Well, now you can chill, because Auth0 integration is now easy as pie!

Let’s get things ready:

  1. In your Auth0 Application, under OAuth Settings, click “Show Advanced Settings”
  2. Select the “OAuth” tab
  3. Make sure “JsonWebToken Token Signature Algorithm” is set to RS256
  4. Save it

Tyk OpenID Connect Support with RSA Keys

We’re going to simulate a login here, but in a real app, as part of your OAuth flow, you will need to add scope=openid to your authorize request in order to get the OpenID ID Token.

To simulate a login (I assume you have a test user), browse to your “Users” section and click “Sign In As User” and select your App. In order to get the ID Token, you must use the “Client Side App” option.

Tyk Auth0 OpenID Connect Support

When you click this, you’ll be taken to a login page provided by Auth0, you don’t actually need to log in, Auth0 will do that for you. But in the address bar, you will see a query-string parameter called “id_token”, this is your OpenID ID token you are going to try and use with Tyk, copy that token to a file somewhere safe.

Now that we have a token we can play with, we can use it with an API we are proxying with Tyk.

Setting up Auth0 with Tyk

  1. Create a new API, let’s call it auth0
  2. Select “OpenID Connect” as your Authentication mode
  3. Save it.

OIDC with Tyk is a little chicken-and-egg, because we need to apply a set of access rules to users coming in via different clients, so we actually need to create a policy before adding the rules to your API Definition. So now that we’ve saved the API: go create a policy that grants access to it.
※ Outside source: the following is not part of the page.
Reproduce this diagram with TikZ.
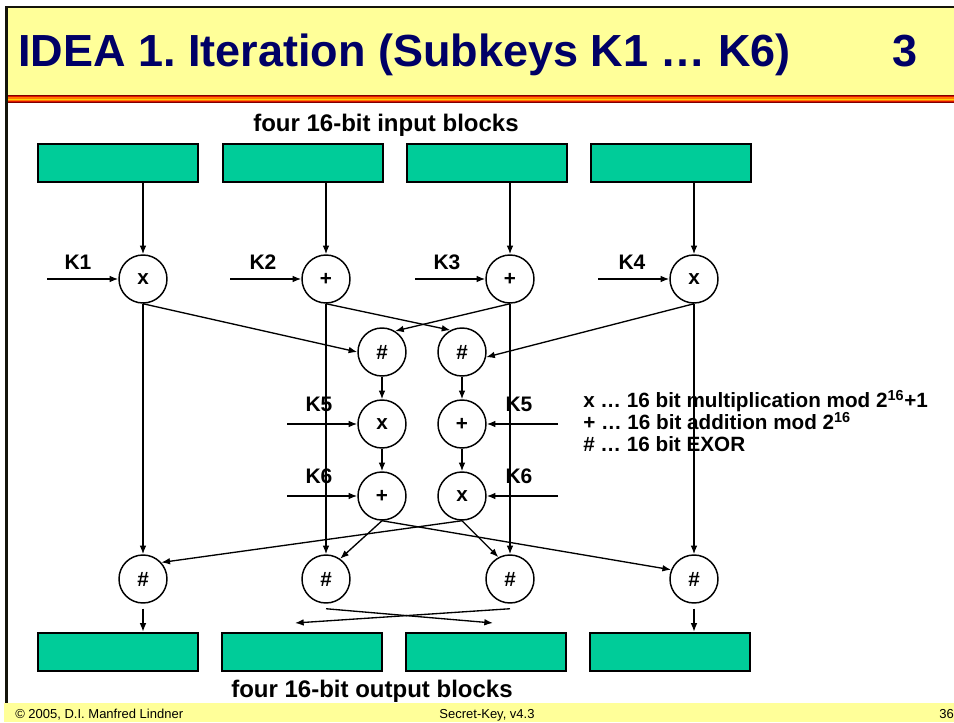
\documentclass[tikz,border=0pt]{standalone}
\usepackage{fontspec}
\setmainfont{Liberation Sans}
\usetikzlibrary{arrows.meta}
\frenchspacing

\definecolor{slideyellow}{RGB}{255,255,153}
\definecolor{titleblue}{RGB}{0,0,102}
\definecolor{blockgreen}{RGB}{0,204,153}
\definecolor{framegray}{RGB}{20,20,10}
\definecolor{bandA}{RGB}{128,0,0}
\definecolor{bandB}{RGB}{220,20,0}
\definecolor{bandC}{RGB}{255,120,0}
\definecolor{bandD}{RGB}{255,210,0}

\begin{document}
\begin{tikzpicture}[x=0.75pt,y=-0.75pt,
  op/.style={circle,draw=black,line width=1.1pt,fill=white,minimum size=36pt,
    inner sep=0pt,font=\fontsize{15.5}{18}\selectfont\bfseries},
  block/.style={draw=black,line width=1.8pt,fill=blockgreen,minimum width=120pt,
    minimum height=28.5pt,inner sep=0pt},
  wire/.style={line width=1pt,-{Latex[length=6.5pt,width=5pt]}},
  klabel/.style={font=\fontsize{15.75}{18}\selectfont\bfseries},
  legend/.style={anchor=base west,inner sep=0pt,font=\fontsize{15.5}{18}\selectfont\bfseries},
  caption/.style={anchor=base,inner sep=0pt,font=\fontsize{18}{21}\selectfont\bfseries},
  foot/.style={anchor=base west,inner sep=0pt,font=\fontsize{9.75}{12}\selectfont}]

\useasboundingbox (0,0) rectangle (954,722);
\fill[white] (0,0) rectangle (954,722);

% slide frame and title band
\fill[slideyellow] (7,7) rectangle (954,95);
\fill[slideyellow] (4,703) rectangle (954,722);
\fill[bandA] (7,95) rectangle (954,96.2);
\fill[bandB] (7,96.2) rectangle (954,97.4);
\fill[bandC] (7,97.4) rectangle (954,98.6);
\fill[bandD] (7,98.6) rectangle (954,99.8);
\fill[bandC] (7,99.8) rectangle (954,101);
\fill[bandB] (7,101) rectangle (954,102.2);
\fill[bandA] (7,102.2) rectangle (954,103.4);
\fill[framegray] (5,6) rectangle (954,8);
\fill[framegray] (5,6) rectangle (8,703);

% title
\node[anchor=base west,inner sep=0pt,text=titleblue,font=\fontsize{33.75}{40}\selectfont\bfseries]
  (title) at (18,66) {IDEA 1. Iteration (Subkeys K1 … K6)};
\node[anchor=base east,inner sep=0pt,text=titleblue,font=\fontsize{33.75}{40}\selectfont\bfseries]
  (num) at (918,66) {3};

% captions
\node[caption] (incap) at (386,131) {four 16-bit input blocks};
\node[caption] (outcap) at (372,697) {four 16-bit output blocks};

% input and output blocks
\node[block] (t1) at (118,163) {};
\node[block] (t2) at (303,163) {};
\node[block] (t3) at (487,163) {};
\node[block] (t4) at (671,163) {};
\node[block] (o1) at (118,652) {};
\node[block] (o2) at (302,652) {};
\node[block] (o3) at (486,652) {};
\node[block] (o4) at (670,652) {};

% first layer of operations
\node[op] (c1) at (143,279) {x};
\node[op] (c2) at (326,279) {+};
\node[op] (c3) at (510,279) {+};
\node[op] (c4) at (694,279) {x};

% MA structure
\node[op] (hA) at (382,352) {\#};
\node[op] (hB) at (462,352) {\#};
\node[op] (m5) at (382,424) {x};
\node[op] (a5) at (462,424) {+};
\node[op] (a6) at (382,496) {+};
\node[op] (m6) at (462,496) {x};

% output layer
\node[op] (b1) at (143,579) {\#};
\node[op] (b2) at (326,579) {\#};
\node[op] (b3) at (510,579) {\#};
\node[op] (b4) at (694,579) {\#};

% subkey labels
\node[klabel] (k1) at (78,262) {K1};
\node[klabel] (k2) at (263,262) {K2};
\node[klabel] (k3) at (447,262) {K3};
\node[klabel] (k4) at (632,262) {K4};
\node[klabel] (k5l) at (319,404) {K5};
\node[klabel] (k5r) at (519,404) {K5};
\node[klabel] (k6l) at (319,476) {K6};
\node[klabel] (k6r) at (519,476) {K6};

% subkey feed points
\coordinate (k1in) at (47,279);
\coordinate (k2in) at (230,279);
\coordinate (k3in) at (415,279);
\coordinate (k4in) at (598,279);
\coordinate (k5lin) at (287,424);
\coordinate (k5rin) at (558,424);
\coordinate (k6lin) at (287,496);
\coordinate (k6rin) at (558,496);
\coordinate (x2end) at (493,623);
\coordinate (x3end) at (295,623);

% legend
\node[legend] (l1) at (583,407) {x … 16 bit multiplication mod 2\textsuperscript{16}+1};
\node[legend] (l2) at (583,429) {+ … 16 bit addition mod 2\textsuperscript{16}};
\node[legend] (l3) at (583,451) {\# … 16 bit EXOR};

% blocks into the first layer, first layer down to the output layer
\foreach \i in {1,...,4} {
  \draw[wire] (t\i.south -| c\i) -- (c\i);
  \draw[wire] (c\i) -- (b\i);
}

% subkeys
\draw[wire] (k1in) -- (c1);
\draw[wire] (k2in) -- (c2);
\draw[wire] (k3in) -- (c3);
\draw[wire] (k4in) -- (c4);
\draw[wire] (k5lin) -- (m5);
\draw[wire] (k5rin) -- (a5);
\draw[wire] (k6lin) -- (a6);
\draw[wire] (k6rin) -- (m6);

% into the MA structure
\draw[wire] (c1.south) -- (hA.west);
\draw[wire] (c3.south) -- (hA.58);
\draw[wire] (c2.south) -- (hB.118);
\draw[wire] (c4.south) -- (hB.-12);
\draw[wire] (hA) -- (m5);
\draw[wire] (hB) -- (a5);
\draw[wire] (m5) -- (a6);
\draw[wire] (a5) -- (m6);

% out of the MA structure
\draw[wire] (a6.south) -- (b2.55);
\draw[wire] (a6.south) -- (b4.158);
\draw[wire] (m6.south) -- (b1.42);
\draw[wire] (m6.south) -- (b3.118);

% into the output blocks
\draw[wire] ([yshift=-3.75pt]b1.south) -- (o1.north -| b1);
\draw[wire] ([yshift=-3.75pt]b4.south) -- (o4.north -| b4);
\draw[wire] ([yshift=-3.75pt]b2.south) -- (x2end);
\draw[wire] ([yshift=-3.75pt]b3.south) -- (x3end);

% footer
\node[foot] (f1) at (15,718) {© 2005, D.I. Manfred Lindner};
\node[anchor=base,inner sep=0pt,font=\fontsize{9.75}{12}\selectfont] (f2) at (487,718) {Secret-Key, v4.3};
\node[foot] (f3) at (939,718) {36};
\end{tikzpicture}
\end{document}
Now, back to your Auth0 API Definition:

  1. Add your Auth0 URL as the provider (e.g. https://tyk-test.eu.auth0.com/, each one is different) – in the field that has accounts.google.com as a sample text, and click “Add”
  2. When the new issuer is added, get your Auth0 App’s Client ID and add it as an approved Client ID, and under policies, select the policy you just created.
  3. Click “Add” – you’ll see the policy add to the table
  4. Save the API

Ok, you’re all set – now all you need to do is craft a request to your API using the Authorization: Bearer {id-token} header. You’ll see that the token will get through, and the rate limits / policies will be applied for the user that was requested.